Title: The Rabbit and the Snowman
Author: Sally O. Lee
Illustrator: Sally O. Lee
Publisher: BookSurge Publishing
Publish Date: 2008
ISBN: 9781419656255

Oddly enough, despite being The Kool-Aid Mom, this is the first children’s book I’ve reviewed for my blog. It’s quite a cute little book about friendship, a rabbit, and a snowman. Sally O. Lee, both author and illustrator, creates a fun book that has the magical quality that keeps a child’s attention.

As soon as I pulled it from the envelope today I read it, then reread it with Maggie, my 9-year-old, allowing me to get a child’s perspective so as to give a well rounded review. At first glance, the artwork draws you in. The cover has a snowman hugging a bunny, and is brightly colored which catches the eye. Opening the book, my daughter’s eyes fell immediately to the author’s signature, and was impressed Lee had taken the time to sign it.

The story tells of a snowman who is built by a group of children who run off when they are finished with him, leaving the snowman to wonder what is wrong with him that they no longer want to be with him. Soon a new friend, rabbit, comes along and they spend hours and days talking about the world around them. But one late winter day, rabbit comes to visit his friend the snowman, only to find him disappeared.
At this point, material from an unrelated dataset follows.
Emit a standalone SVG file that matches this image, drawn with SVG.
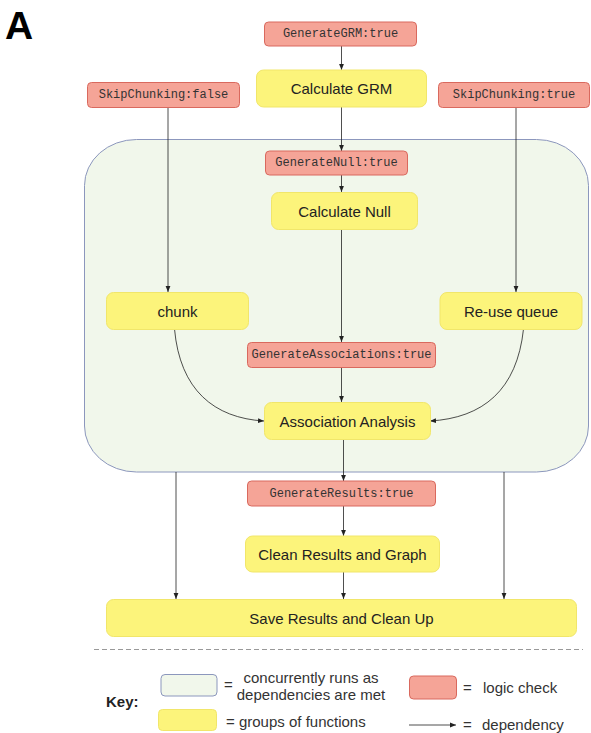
<svg xmlns="http://www.w3.org/2000/svg" width="591" height="733" viewBox="0 0 591 733">
<style>
.bg{fill:#ffffff}
.check rect{fill:#f5a497;stroke:#d9695e;stroke-width:1}
.check text{font-family:"Liberation Mono","DejaVu Sans Mono",monospace;font-size:12px;fill:#333;text-anchor:middle;dominant-baseline:central}
.func rect{fill:#fcf47b;stroke:#f1e66a;stroke-width:1}
.func text{font-family:"Liberation Sans",Arial,sans-serif;font-size:15px;fill:#222;text-anchor:middle;dominant-baseline:central}
.conc{fill:#f1f7eb;stroke:#8c97bd;stroke-width:1}
.edge{fill:none;stroke:#222;stroke-width:0.8;marker-end:url(#ah)}
.key{font-family:"Liberation Sans",Arial,sans-serif;font-size:15px;fill:#333}
</style>
<defs>
<marker id="ah" viewBox="0 0 10 10" refX="10" refY="5" markerWidth="6" markerHeight="6" markerUnits="userSpaceOnUse" orient="auto">
<path d="M0,1 L10,5 L0,9 z" fill="#222"/>
</marker>
</defs>
<rect class="bg" x="0" y="0" width="591" height="733"/>
<text x="5" y="39" font-family="Liberation Sans,Arial,sans-serif" font-weight="bold" font-size="39" fill="#000">A</text>

<g id="concurrent"><rect class="conc" x="84.5" y="139.5" width="504" height="332.5" rx="52" ry="46"/></g>

<g id="connectors">
<path class="edge" d="M341.5,46 V70"/>
<path class="edge" d="M341.5,107 V151"/>
<path class="edge" d="M341.5,175 V192"/>
<path class="edge" d="M341.5,229 V342"/>
<path class="edge" d="M341.5,367 V402"/>
<path class="edge" d="M168,107 V292"/>
<path class="edge" d="M516,107 V292"/>
<path class="edge" d="M174.5,329 C180,390 214,418 264,421"/>
<path class="edge" d="M523.5,329 C517,390 483,418 430,421"/>
<path class="edge" d="M343.5,439 V481"/>
<path class="edge" d="M343.5,506 V536"/>
<path class="edge" d="M343.5,572 V599"/>
<path class="edge" d="M176,472 V599"/>
<path class="edge" d="M504,472 V599"/>
</g>

<g id="GenerateGRM" class="check"><rect x="264.5" y="22" width="152" height="24" rx="4"/><text x="340.5" y="34">GenerateGRM:true</text></g>
<g id="CalculateGRM" class="func"><rect x="256.5" y="70" width="170" height="37" rx="7"/><text x="341.5" y="88.5">Calculate GRM</text></g>
<g id="SkipChunkingFalse" class="check"><rect x="87.5" y="82.5" width="152" height="25" rx="4"/><text x="163.5" y="95">SkipChunking:false</text></g>
<g id="SkipChunkingTrue" class="check"><rect x="438.5" y="82.5" width="151" height="25" rx="4"/><text x="514" y="95">SkipChunking:true</text></g>
<g id="GenerateNull" class="check"><rect x="265.5" y="151" width="142" height="24" rx="4"/><text x="336.5" y="163">GenerateNull:true</text></g>
<g id="CalculateNull" class="func"><rect x="271.5" y="192.5" width="146" height="37" rx="7"/><text x="344.5" y="211">Calculate Null</text></g>
<g id="chunk" class="func"><rect x="106.5" y="292.5" width="142" height="37" rx="7"/><text x="177.5" y="311">chunk</text></g>
<g id="ReuseQueue" class="func"><rect x="440" y="292.5" width="142" height="37" rx="7"/><text x="511" y="311">Re-use queue</text></g>
<g id="GenerateAssociations" class="check"><rect x="247.5" y="342.5" width="188" height="25" rx="4"/><text x="341.5" y="355">GenerateAssociations:true</text></g>
<g id="AssociationAnalysis" class="func"><rect x="264.5" y="402.5" width="166" height="37" rx="7"/><text x="347.5" y="421">Association Analysis</text></g>
<g id="GenerateResults" class="check"><rect x="247.5" y="481" width="188" height="25" rx="4"/><text x="341.5" y="493.5">GenerateResults:true</text></g>
<g id="CleanResults" class="func"><rect x="245.5" y="536" width="194" height="36" rx="7"/><text x="342.5" y="554">Clean Results and Graph</text></g>
<g id="SaveResults" class="func"><rect x="106.5" y="599.5" width="470" height="37" rx="7"/><text x="341.5" y="618">Save Results and Clean Up</text></g>

<line x1="94" y1="649.5" x2="583" y2="649.5" stroke="#999" stroke-width="1" stroke-dasharray="5,3"/>

<g id="legend">
<text x="106" y="707" font-family="Liberation Sans,Arial,sans-serif" font-weight="bold" font-size="15" fill="#222">Key:</text>
<rect class="conc" x="161" y="674.5" width="56" height="21.5" rx="4" ry="4"/>
<text class="key" x="224" y="690">=</text>
<text class="key" x="311" y="683" text-anchor="middle">concurrently runs as</text>
<text class="key" x="311" y="700" text-anchor="middle">dependencies are met</text>
<rect x="158.5" y="709.5" width="58" height="21" rx="4" fill="#fcf47b" stroke="#f1e66a"/>
<text class="key" x="226" y="727">= groups of functions</text>
<rect x="409.5" y="676" width="47" height="23" rx="4" fill="#f5a497" stroke="#d9695e"/>
<text class="key" x="463" y="693">=</text>
<text class="key" x="483" y="693">logic check</text>
<path class="edge" d="M409,725 H456"/>
<text class="key" x="463" y="730">=</text>
<text class="key" x="482" y="730">dependency</text>
</g>
</svg>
Rabbit wonders if there was something wrong with him, his fur or ears or eyes, that the snowman no longer wanted to be his friend. The rabbit is sad, and goes on with his life. When the first snow falls the following winter, he runs to the field where the snowman had been to see if he’s returned.

The Rabbit and the Snowman is well-written. It’s clear and easy for me as an adult to read out loud, and easy for a child to understand. It is well-written in that my daughter could explain in a few sentences what the story was about and what the moral of the story was: Sometimes friends go away, but it doesn’t mean you did anything wrong, and sometimes they come back and you can have fun with them again (Maggie’s words).

Maggie’s favorite part in the story is when the rabbit and snowman meet for the first time, and her least favorite thing about the story is that it’s a little sad. She loves the illustrations and colors, and gives The Rabbit and the Snowman 4 out of 5 stars.

For me, my favorite thing about this book is that, in our ever increasingly mobile world where people move often for jobs and other things, this book teaches kids that sometimes friends come and go and it doesn’t mean the friends didn’t like them anymore, and they will make new friends, too. What I didn’t like about the book is the font on some of the pages are small, which might make it difficult for beginning readers to get through on their own.

Overall, The Rabbit and the Snowmanis a very cute book that would make a good classroom read for grades K through 3. I think it might be too long for the pre-K set and too babyish for much older than 9-year-olds (Maggie got a bit restless with it).